-- BEGIN --
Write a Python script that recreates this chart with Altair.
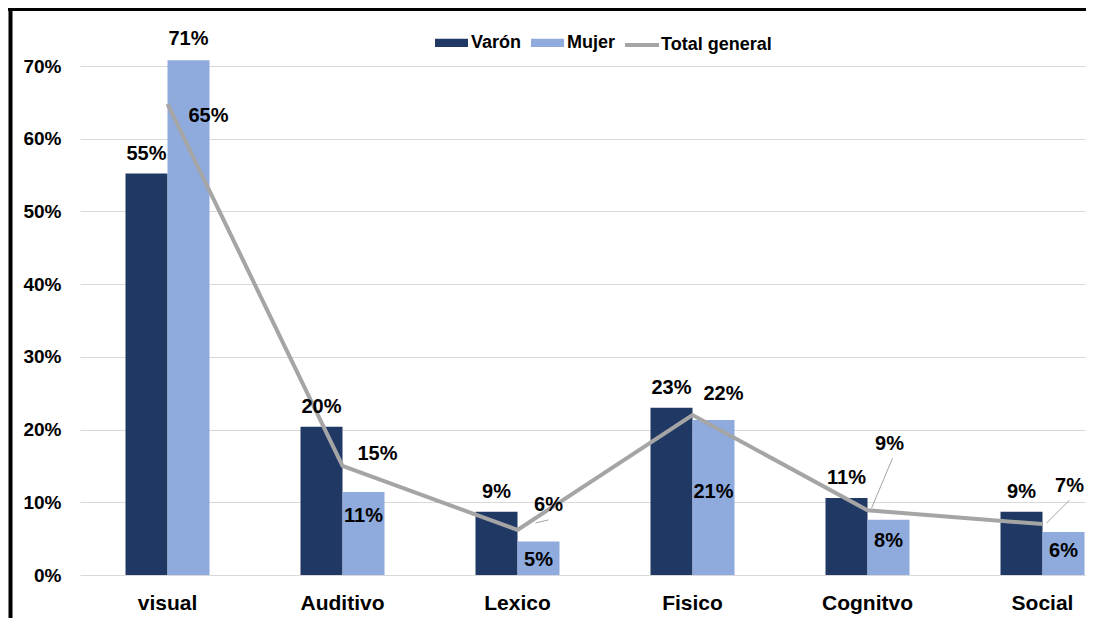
import altair as alt
import pandas as pd

CATEGORIES = ["visual", "Auditivo", "Lexico", "Fisico", "Cognitvo", "Social"]
SERIES = ["Varón", "Mujer"]
VARON = [0.552, 0.204, 0.087, 0.230, 0.106, 0.087]
MUJER = [0.708, 0.114, 0.046, 0.213, 0.076, 0.059]
TOTAL = [0.648, 0.150, 0.062, 0.220, 0.089, 0.070]
Y_TICKS = [0, 0.1, 0.2, 0.3, 0.4, 0.5, 0.6, 0.7]

# label placement (pixels)
VARON_LABEL_DY = -14
MUJER_LABEL_DY = [-15, 30, 24, 78, 27, 25]
TOTAL_LABEL_DX = [41, 35, 31, 31, 22, 27]
TOTAL_LABEL_DY = [18, -6, -19, -15, -60, -32]
LEADERS = {"Lexico": (18, -7, 31, -10), "Cognitvo": (4, -2, 25, -52), "Social": (4, -1, 27, -24)}

NAVY = "#203864"
LIGHT = "#8FAADC"
GRAY = "#A5A5A5"
FONT = "Liberation Sans"

bars_df = pd.DataFrame(
    [{"cat": c, "series": "Varón", "value": v} for c, v in zip(CATEGORIES, VARON)]
    + [{"cat": c, "series": "Mujer", "value": v} for c, v in zip(CATEGORIES, MUJER)]
)
total_df = pd.DataFrame({"cat": CATEGORIES, "series": ["Total general"] * 6, "value": TOTAL})

x_enc = alt.X(
    "cat:N", sort=CATEGORIES, title=None,
    scale=alt.Scale(range=[0, 1050], paddingInner=0, paddingOuter=0),
    axis=alt.Axis(labelAngle=0, labelFontSize=21, labelFont=FONT, labelFontWeight="bold",
                  labelColor="black", ticks=False, tickSize=0, domain=False, grid=False,
                  labelPadding=17),
)
y_enc = alt.Y(
    "value:Q", title=None,
    scale=alt.Scale(domain=[0, 0.7], nice=False, zero=True),
    axis=alt.Axis(format=".0%", values=Y_TICKS, labelFontSize=19, labelFont=FONT,
                  labelFontWeight="bold", labelColor="black", ticks=False, tickSize=0,
                  domain=False, grid=True, gridColor="#D9D9D9", gridWidth=1, labelPadding=19),
)
xoff = alt.XOffset("series:N", sort=SERIES,
                   scale=alt.Scale(domain=SERIES, range=[45.5, 129.5],
                                   paddingInner=0, paddingOuter=0))

bars = alt.Chart(bars_df).mark_bar().encode(
    x=x_enc, y=y_enc, xOffset=xoff,
    color=alt.Color("series:N", sort=SERIES,
                    scale=alt.Scale(domain=SERIES, range=[NAVY, LIGHT]),
                    legend=alt.Legend(title=None, orient="none", direction="horizontal",
                                      legendX=355, legendY=-40, padding=0,
                                      symbolType="M-1,-0.25H1V0.25H-1Z", symbolSize=1089,
                                      symbolStrokeWidth=0, labelFontSize=18, labelFont=FONT,
                                      labelFontWeight="bold", labelColor="black",
                                      labelOffset=3, columnPadding=9)),
)

line = alt.Chart(total_df).mark_line(strokeWidth=4).encode(
    x=alt.X("cat:N", sort=CATEGORIES),
    y=alt.Y("value:Q"),
    stroke=alt.Stroke("series:N",
                      scale=alt.Scale(domain=["Total general"], range=[GRAY]),
                      legend=alt.Legend(title=None, orient="none", direction="horizontal",
                                        legendX=543, legendY=-40, padding=0,
                                        symbolType="stroke", symbolSize=1156,
                                        symbolStrokeWidth=4, labelFontSize=18, labelFont=FONT,
                                        labelFontWeight="bold", labelColor="black",
                                        labelOffset=0)),
)

text_style = dict(font=FONT, fontSize=20, fontWeight="bold", color="black",
                  align="center", baseline="alphabetic")

varon_labels = alt.Chart(bars_df).transform_filter(alt.datum.series == "Varón").mark_text(
    dy=VARON_LABEL_DY, **text_style
).encode(x=alt.X("cat:N", sort=CATEGORIES), xOffset=alt.XOffset("series:N", sort=SERIES),
         y="value:Q", text=alt.Text("value:Q", format=".0%"))

layers = [bars, line, varon_labels]

for c, dy in zip(CATEGORIES, MUJER_LABEL_DY):
    layers.append(
        alt.Chart(bars_df).transform_filter(
            (alt.datum.series == "Mujer") & (alt.datum.cat == c)
        ).mark_text(dy=dy, **text_style).encode(
            x=alt.X("cat:N", sort=CATEGORIES), xOffset=alt.XOffset("series:N", sort=SERIES),
            y="value:Q", text=alt.Text("value:Q", format=".0%"))
    )

for c, dx, dy in zip(CATEGORIES, TOTAL_LABEL_DX, TOTAL_LABEL_DY):
    layers.append(
        alt.Chart(total_df).transform_filter(alt.datum.cat == c).mark_text(
            dx=dx, dy=dy, **text_style
        ).encode(x=alt.X("cat:N", sort=CATEGORIES), y="value:Q",
                 text=alt.Text("value:Q", format=".0%"))
    )

for c, (x1, y1, x2, y2) in LEADERS.items():
    layers.append(
        alt.Chart(total_df).transform_filter(alt.datum.cat == c).mark_rule(
            color=GRAY, strokeWidth=1, xOffset=x1, yOffset=y1, x2Offset=x2, y2Offset=y2
        ).encode(x=alt.X("cat:N", sort=CATEGORIES), x2=alt.X2("cat"),
                 y="value:Q", y2=alt.Y2("value"))
    )

frame_data = alt.Data(values=[{"k": 1}])
frame_left = alt.Chart(frame_data).mark_rule(color="black", strokeWidth=4).encode(
    x=alt.value(-69.5), y=alt.value(-60), y2=alt.value(560))
frame_top = alt.Chart(frame_data).mark_rule(color="black", strokeWidth=4).encode(
    x=alt.value(-72), x2=alt.value(1010), y=alt.value(-57))
layers += [frame_left, frame_top]

chart = alt.layer(*layers).resolve_legend(color="independent", stroke="independent").properties(
    width=1006, height=509,
    autosize=alt.AutoSizeParams(type="none"),
    padding={"left": 72, "top": 58, "right": 0, "bottom": 43},
    background="white",
).configure_view(stroke=None)

chart.save("out.html", embed_options={"renderer": "svg", "actions": False})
-- END --
■ **Stated exercise**:
Leave out the pictures and repeat the lines from the start of the material through the line with "Y_TICKS = [0, 0.1, 0.2, 0.3, 0.4, 0.5, 0.6, 0.7]", inclusive.

■ **Solution to this problem**:
Write a Python script that recreates this chart with Altair.
import altair as alt
import pandas as pd

CATEGORIES = ["visual", "Auditivo", "Lexico", "Fisico", "Cognitvo", "Social"]
SERIES = ["Varón", "Mujer"]
VARON = [0.552, 0.204, 0.087, 0.230, 0.106, 0.087]
MUJER = [0.708, 0.114, 0.046, 0.213, 0.076, 0.059]
TOTAL = [0.648, 0.150, 0.062, 0.220, 0.089, 0.070]
Y_TICKS = [0, 0.1, 0.2, 0.3, 0.4, 0.5, 0.6, 0.7]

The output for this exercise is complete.